Indeed the euro is now on track to post its best weekly performance against the dollar in 20 months all of which can be attributed to the hawkish comments by the ECB yesterday that caught markets off guard.

Hints that the ECB could lift interest rates to contain inflation, even while the bloc was tackling a debt crisis signals its intent and confidence in its own strength.

Whether this proves to be the case or not remains to be seen, but the initial reaction on the market is clearly worth taking note of as the euro strength is palpable.

The euro’s rise marked an impressive turn around from a four-month low, around $1.2871 on Monday and set the scene for a retest of the December high of $1.35. It is up around 3.5% this week. Against Sterling is a similar story with markets moving around 2.5% which has snatched the chance of many euro buyers to lock in prices at €1.20 with the market now plummeting down to €1.17.

The pound has risen to one-month high versus the dollar after Thursday’s trading session helped by a short-covering rally in the euro and expectations from some market players that a rise in UK interest rates may come sooner that expected in 2011.

The Bank of England kept to expectations and didn’t adjust their stance on the current 0.5% base rate. Rising inflationary pressures and higher UK yields have however prompted money markets to price in a strong chance of a rate hike as early as May.

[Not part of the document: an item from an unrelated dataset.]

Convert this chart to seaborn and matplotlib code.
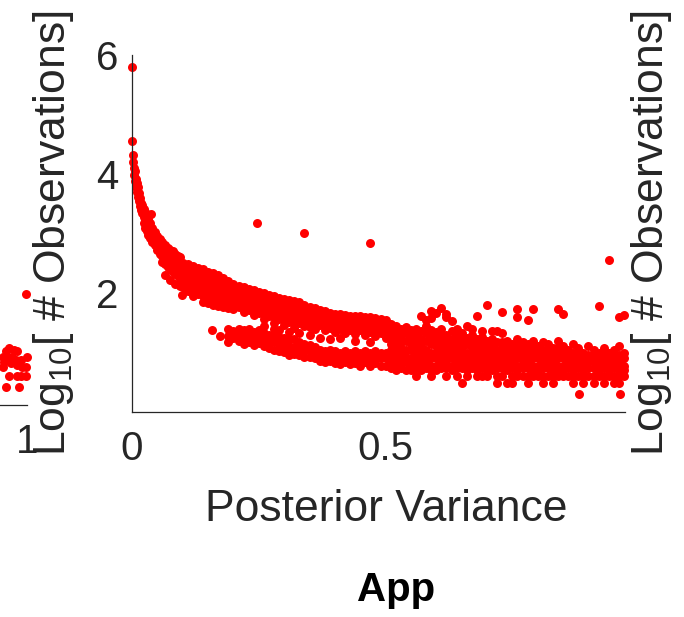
import numpy as np
import pandas as pd
import matplotlib
matplotlib.use("Agg")
import matplotlib.pyplot as plt
import seaborn as sns

# ---------------- data ----------------
# isolated points: (posterior variance, log10 #observations)
outlier_x = [0.000, 0.000, 0.037, 0.098, 0.157, 0.173, 0.246, 0.340, 0.470, 0.940, 0.882, 0.962]
outlier_y = [5.80, 4.55, 3.33, 1.97, 1.38, 1.28, 3.18, 3.01, 2.84, 2.55, 0.30, 0.30]

# steep head of the curve (column x, list of y values)
head_x = [0.002, 0.004, 0.006, 0.008, 0.010, 0.012, 0.014, 0.016, 0.018, 0.020,
          0.023, 0.026, 0.029, 0.032, 0.035]
head_y = [[4.32, 4.20], [4.10, 3.98], [4.05, 3.88], [3.92, 3.78], [3.85, 3.70],
          [3.78, 3.62], [3.68, 3.55], [3.60, 3.46], [3.52, 3.40], [3.48, 3.34],
          [3.42, 3.28, 3.18], [3.36, 3.22, 3.10], [3.30, 3.17, 3.04],
          [3.24, 3.12, 2.98], [3.18, 3.06, 2.93]]

# upper band
upper_x = [0.040, 0.045, 0.050, 0.055, 0.060, 0.065, 0.070, 0.075, 0.080, 0.085,
           0.090, 0.095, 0.10, 0.11, 0.12, 0.13, 0.14, 0.15, 0.16, 0.17, 0.18,
           0.19, 0.20, 0.21, 0.22, 0.23, 0.24, 0.25, 0.26, 0.27, 0.28, 0.29,
           0.30, 0.31, 0.32, 0.33, 0.34, 0.35, 0.36, 0.37, 0.38, 0.39, 0.40,
           0.41, 0.42, 0.43, 0.44, 0.45, 0.46, 0.47, 0.48, 0.49, 0.50]
upper_y = [[3.10, 2.98, 2.86], [3.02, 2.90, 2.80], [2.95, 2.84, 2.72],
           [2.90, 2.78, 2.66], [2.86, 2.74, 2.62, 2.52], [2.80, 2.70, 2.58, 2.48, 2.30],
           [2.76, 2.65, 2.54, 2.44], [2.72, 2.62, 2.50, 2.40, 2.22],
           [2.70, 2.58, 2.46, 2.36], [2.66, 2.55, 2.44, 2.32, 2.15],
           [2.62, 2.52, 2.40, 2.28], [2.60, 2.48, 2.36, 2.25, 2.12],
           [2.50, 2.40, 2.30, 2.20, 2.10], [2.48, 2.37, 2.26, 2.15, 2.04],
           [2.45, 2.34, 2.23, 2.12, 2.02, 1.95], [2.42, 2.31, 2.20, 2.09, 1.98],
           [2.40, 2.29, 2.18, 2.06, 1.95, 1.85], [2.36, 2.25, 2.14, 2.03, 1.92, 1.83],
           [2.33, 2.22, 2.11, 2.00, 1.90, 1.80], [2.30, 2.19, 2.08, 1.97, 1.87, 1.78],
           [2.25, 2.15, 2.05, 1.95, 1.85, 1.76], [2.20, 2.10, 2.00, 1.90, 1.81, 1.74],
           [2.15, 2.06, 1.97, 1.88, 1.80, 1.73], [2.12, 2.03, 1.94, 1.85, 1.77],
           [2.10, 2.01, 1.92, 1.83, 1.75, 1.68], [2.07, 1.98, 1.89, 1.80, 1.72],
           [2.05, 1.96, 1.87, 1.78, 1.70, 1.63], [2.02, 1.93, 1.84, 1.75, 1.66],
           [2.00, 1.91, 1.82, 1.73, 1.64, 1.57, 1.45], [1.97, 1.88, 1.79, 1.70, 1.61],
           [1.95, 1.86, 1.77, 1.68, 1.59, 1.50, 1.40], [1.92, 1.83, 1.74, 1.65, 1.56, 1.37],
           [1.90, 1.81, 1.72, 1.63, 1.55, 1.47], [1.88, 1.79, 1.70, 1.61, 1.52, 1.35],
           [1.87, 1.78, 1.68, 1.59, 1.50, 1.42], [1.85, 1.76, 1.67, 1.58, 1.49, 1.32],
           [1.80, 1.71, 1.62, 1.53, 1.45], [1.77, 1.68, 1.59, 1.50, 1.43, 1.30],
           [1.74, 1.65, 1.56, 1.48, 1.40], [1.71, 1.62, 1.54, 1.46, 1.25],
           [1.69, 1.60, 1.52, 1.44, 1.37], [1.67, 1.58, 1.50, 1.42, 1.22],
           [1.65, 1.57, 1.49, 1.41, 1.34], [1.64, 1.56, 1.48, 1.40, 1.25],
           [1.63, 1.55, 1.47, 1.39, 1.33], [1.62, 1.54, 1.46, 1.38],
           [1.62, 1.54, 1.46, 1.38, 1.31, 1.20], [1.61, 1.53, 1.45, 1.37],
           [1.60, 1.52, 1.44, 1.36, 1.30], [1.59, 1.51, 1.43, 1.35, 1.18],
           [1.58, 1.50, 1.42, 1.34, 1.28], [1.56, 1.48, 1.40, 1.32],
           [1.55, 1.47, 1.39, 1.31, 1.25]]

# lower band
lower_x = [0.19, 0.20, 0.21, 0.22, 0.23, 0.24, 0.25, 0.26, 0.27, 0.28, 0.29, 0.30,
           0.31, 0.32, 0.33, 0.34, 0.35, 0.36, 0.37, 0.38, 0.39, 0.40, 0.41, 0.42,
           0.43, 0.44, 0.45, 0.46, 0.47, 0.48, 0.49, 0.50]
lower_y = [[1.39, 1.28, 1.17], [1.36, 1.24], [1.40, 1.30, 1.19], [1.37, 1.26, 1.15],
           [1.39, 1.29, 1.18], [1.35, 1.24, 1.13], [1.38, 1.27, 1.16], [1.33, 1.22, 1.11],
           [1.30, 1.19, 1.08], [1.28, 1.17, 1.05], [1.26, 1.15, 1.03], [1.24, 1.13, 1.01],
           [1.23, 1.11, 1.00, 0.95], [1.22, 1.10, 0.98], [1.18, 1.07, 0.96],
           [1.15, 1.04, 0.93], [1.12, 1.02, 0.92], [1.10, 1.00, 0.90], [1.04, 0.95, 0.86],
           [1.02, 0.93, 0.84], [1.04, 0.95, 0.85], [1.02, 0.92, 0.82], [1.00, 0.90, 0.81],
           [1.02, 0.93, 0.84], [1.00, 0.90, 0.80], [1.02, 0.92, 0.82], [1.00, 0.90, 0.78],
           [1.02, 0.93, 0.84], [1.00, 0.90, 0.78], [1.02, 0.92, 0.82], [1.00, 0.90, 0.78],
           [1.00, 0.90, 0.78]]

# merged tail (x >= 0.51)
tail_x = [0.51, 0.52, 0.53, 0.54, 0.55, 0.56, 0.57, 0.58, 0.59, 0.60, 0.61, 0.62,
          0.63, 0.64, 0.65, 0.66, 0.67, 0.68, 0.69, 0.70, 0.71, 0.72, 0.73, 0.74,
          0.75, 0.76, 0.77, 0.78, 0.79, 0.80, 0.81, 0.82, 0.83, 0.84, 0.85, 0.86,
          0.87, 0.88, 0.89, 0.90, 0.91, 0.92, 0.93, 0.94, 0.95, 0.96, 0.97]
tail_y = [[1.48, 1.38, 1.26, 1.15, 1.04, 0.93, 0.84, 0.74],
          [1.45, 1.34, 1.23, 1.11, 1.00, 0.90, 0.78, 0.70],
          [1.40, 1.30, 1.18, 1.08, 0.95, 0.85, 0.74],
          [1.43, 1.32, 1.20, 1.04, 0.93, 0.84, 0.70],
          [1.38, 1.26, 1.15, 1.04, 0.90, 0.78, 0.70],
          [1.40, 1.28, 1.18, 1.08, 0.95, 0.85, 0.74, 0.60],
          [1.62, 1.36, 1.23, 1.11, 1.00, 0.90, 0.78, 0.70],
          [1.55, 1.45, 1.32, 1.20, 1.04, 0.93, 0.84, 0.74],
          [1.70, 1.58, 1.38, 1.26, 1.15, 1.00, 0.90, 0.78, 0.70, 0.60],
          [1.66, 1.34, 1.23, 1.11, 1.00, 0.90, 0.78, 0.70],
          [1.74, 1.40, 1.28, 1.15, 1.04, 0.93, 0.84, 0.74],
          [1.65, 1.60, 1.30, 1.20, 1.08, 0.95, 0.85, 0.74, 0.60],
          [1.53, 1.36, 1.23, 1.11, 1.00, 0.90, 0.78, 0.70],
          [1.40, 1.28, 1.15, 1.04, 0.93, 0.84, 0.74, 0.60],
          [1.32, 1.20, 1.08, 0.95, 0.85, 0.74, 0.48],
          [1.45, 1.25, 1.15, 1.00, 0.90, 0.78, 0.70, 0.60],
          [1.40, 1.30, 1.18, 1.08, 0.95, 0.85, 0.74],
          [1.61, 1.23, 1.11, 1.00, 0.90, 0.78, 0.70, 0.60],
          [1.36, 1.26, 1.15, 1.04, 0.93, 0.84, 0.74, 0.60],
          [1.80, 1.20, 1.08, 0.95, 0.85, 0.78, 0.70, 0.60],
          [1.36, 1.23, 1.11, 1.00, 0.90, 0.78, 0.70],
          [1.36, 1.18, 1.04, 0.93, 0.84, 0.74, 0.60, 0.48],
          [1.68, 1.33, 1.18, 1.08, 0.95, 0.85, 0.74, 0.60],
          [1.18, 1.20, 1.08, 1.00, 0.90, 0.78, 0.70, 0.48],
          [1.15, 1.04, 0.93, 0.84, 0.74, 0.60, 0.48],
          [1.73, 1.60, 1.23, 1.11, 1.00, 0.90, 0.78, 0.70, 0.60],
          [1.18, 1.08, 0.95, 0.85, 0.74, 0.60],
          [1.55, 1.15, 1.04, 0.93, 0.84, 0.74, 0.60, 0.48],
          [1.73, 1.20, 1.08, 1.00, 0.90, 0.78, 0.70, 0.60],
          [1.11, 1.00, 0.90, 0.78, 0.70, 0.60],
          [1.18, 1.04, 0.95, 0.85, 0.74, 0.60, 0.48],
          [1.15, 1.04, 0.93, 0.84, 0.74, 0.60],
          [1.08, 0.95, 0.85, 0.78, 0.70, 0.60, 0.48],
          [1.73, 1.20, 1.08, 1.00, 0.90, 0.78, 0.70, 0.60],
          [1.65, 1.11, 1.00, 0.90, 0.78, 0.70, 0.60],
          [1.04, 0.93, 0.84, 0.74, 0.60],
          [1.15, 1.00, 0.90, 0.78, 0.70, 0.60, 0.48],
          [1.08, 0.95, 0.85, 0.74, 0.60],
          [1.00, 0.90, 0.78, 0.70, 0.60, 0.48],
          [1.11, 0.95, 0.85, 0.74, 0.60],
          [1.04, 0.93, 0.84, 0.74, 0.60, 0.48],
          [1.78, 1.00, 0.90, 0.78, 0.70, 0.60],
          [1.08, 0.95, 0.85, 0.74, 0.60, 0.48],
          [1.00, 0.90, 0.78, 0.70, 0.60],
          [1.04, 0.93, 0.84, 0.74, 0.60, 0.48],
          [1.60, 1.11, 0.95, 0.85, 0.78, 0.70, 0.60, 0.48],
          [1.63, 1.00, 0.90, 0.78, 0.70, 0.60]]

# right-most edge of the neighbouring (left) panel
left_x = [0.998, 0.957, 0.964, 0.974, 0.980, 0.961, 0.970, 0.977, 0.987, 1.000,
          0.953, 0.967, 0.980, 0.990, 0.997, 0.964, 0.980, 0.987, 0.997, 0.957,
          0.984, 0.951, 0.951]
left_y = [1.87, 0.90, 0.95, 0.92, 0.90, 0.81, 0.81, 0.76, 0.76, 0.81, 0.73, 0.70,
          0.67, 0.64, 0.64, 0.48, 0.48, 0.48, 0.48, 0.30, 0.30, 0.81, 0.64]

x_ticks = [0, 0.5]
y_ticks = [2, 4, 6]
x_label = "Posterior Variance"
y_label = r"Log$_{10}$[ # Observations]"
panel_title = "App"


def expand(xs, ycols):
    px, py = [], []
    for x, ys in zip(xs, ycols):
        for y in ys:
            px.append(x)
            py.append(y)
    return px, py


vx, vy = list(outlier_x), list(outlier_y)
for xs, ycols in [(head_x, head_y), (upper_x, upper_y), (lower_x, lower_y), (tail_x, tail_y)]:
    a, b = expand(xs, ycols)
    vx += a
    vy += b
main_df = pd.DataFrame({"variance": vx, "log_obs": vy})
left_df = pd.DataFrame({"variance": left_x, "log_obs": left_y})

# ---------------- style ----------------
sns.set_theme(style="white")
plt.rcParams["font.family"] = ["Liberation Sans", "DejaVu Sans"]
plt.rcParams["mathtext.default"] = "regular"
DARK = "#262626"
TICK_FS = 29
LABEL_FS = 32
MS = 42

W, H = 684, 617
fig = plt.figure(figsize=(W / 100, H / 100), dpi=100)
fig.patch.set_facecolor("white")

def px_axes(left, bottom_px, width=493, height=357):
    return fig.add_axes([left / W, (H - bottom_px) / H, width / W, height / H])

ax_left = px_axes(132 - 598, 405)
ax = px_axes(132, 412)
ax_right = px_axes(730, 412)


def style_axes(a, xlim):
    a.set_xlim(*xlim)
    a.set_ylim(0, 6)
    a.set_yticks(y_ticks)
    a.set_yticklabels([str(t) for t in y_ticks])
    for s in ["top", "right"]:
        a.spines[s].set_visible(False)
    for s in ["left", "bottom"]:
        a.spines[s].set_color(DARK)
        a.spines[s].set_linewidth(0.9)
    a.tick_params(axis="both", direction="in", length=4, width=0.9, color=DARK,
                  labelcolor=DARK, labelsize=TICK_FS)
    a.tick_params(axis="y", pad=10)
    a.tick_params(axis="x", pad=13)
    a.set_facecolor("none")


sns.scatterplot(data=left_df, x="variance", y="log_obs", ax=ax_left, color="#ff0000",
                s=MS, linewidth=0, legend=False, clip_on=False)
style_axes(ax_left, (0, 1))
ax_left.set_xticks([0, 0.5, 1])
ax_left.set_xticklabels(["0", "0.5", "1"])
ax_left.set_xlabel("")
ax_left.set_ylabel("")

sns.scatterplot(data=main_df, x="variance", y="log_obs", ax=ax, color="#ff0000",
                s=MS, linewidth=0, legend=False, clip_on=False)
style_axes(ax, (0, 0.972))
ax.set_xticks(x_ticks)
ax.set_xticklabels(["0", "0.5"])
ax.set_xlabel(x_label, fontsize=LABEL_FS, color=DARK)
ax.xaxis.set_label_coords(0.515, -0.215)
ax.set_ylabel(y_label, fontsize=LABEL_FS, color=DARK)
ax.yaxis.set_label_coords(-0.113, 0.5)

style_axes(ax_right, (0, 1))
ax_right.set_xticks([0, 0.5, 1])
ax_right.set_ylabel(y_label, fontsize=LABEL_FS, color=DARK)
ax_right.yaxis.set_label_coords(-0.113, 0.5)

fig.text(396 / W, 1 - 590 / H, panel_title, ha="center", va="center",
         fontsize=TICK_FS, fontweight="bold", color="black")

fig.savefig("out.png", dpi=100, facecolor="white")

Sterling vs. US Dollar now looks set to test the $1.5990 level as it did in September last year, with the opposite to be said for the euro market.

Sterling lost some ground against the euro after trading at 1.2040, it has sunk heavily as the single currency gained much needed respite from solid demand at bond auctions in Spain and Portugal, largely from Japan and China as they snap up euro debt. This together with suggestion that the European Union may take further steps to tackle sovereign debt worries in the euro zone weighed on the pound as the single currency found support

British industrial output grew in November at its slowest annual pace since July, dragged down by continued weakness in the oil and gas sector and despite strength in manufacturing official data showed yesterday.

Industrial output rose 0.4% after October’s 0.1% decline. However, that was a smaller rebound than the 0.6% analysts expected. Manufacturing output grew slightly faster than forecast, matching October’s monthly rate of 0.6^ which was the strongest since March.

The US Dollar’s significant movement yesterday came in the form of weakness against the dominant euro after the hawkish comments from ECB President Trichet, as strong demand for Spanish paper eased debt woes.

Market’s rose to a one month high and broke above its 100 day moving average.

The US will look towards a busy data day with retail sales, industrial production and CPI figures for December set to be released this afternoon to try and turn around the seemingly one-way traffic that we saw yesterday.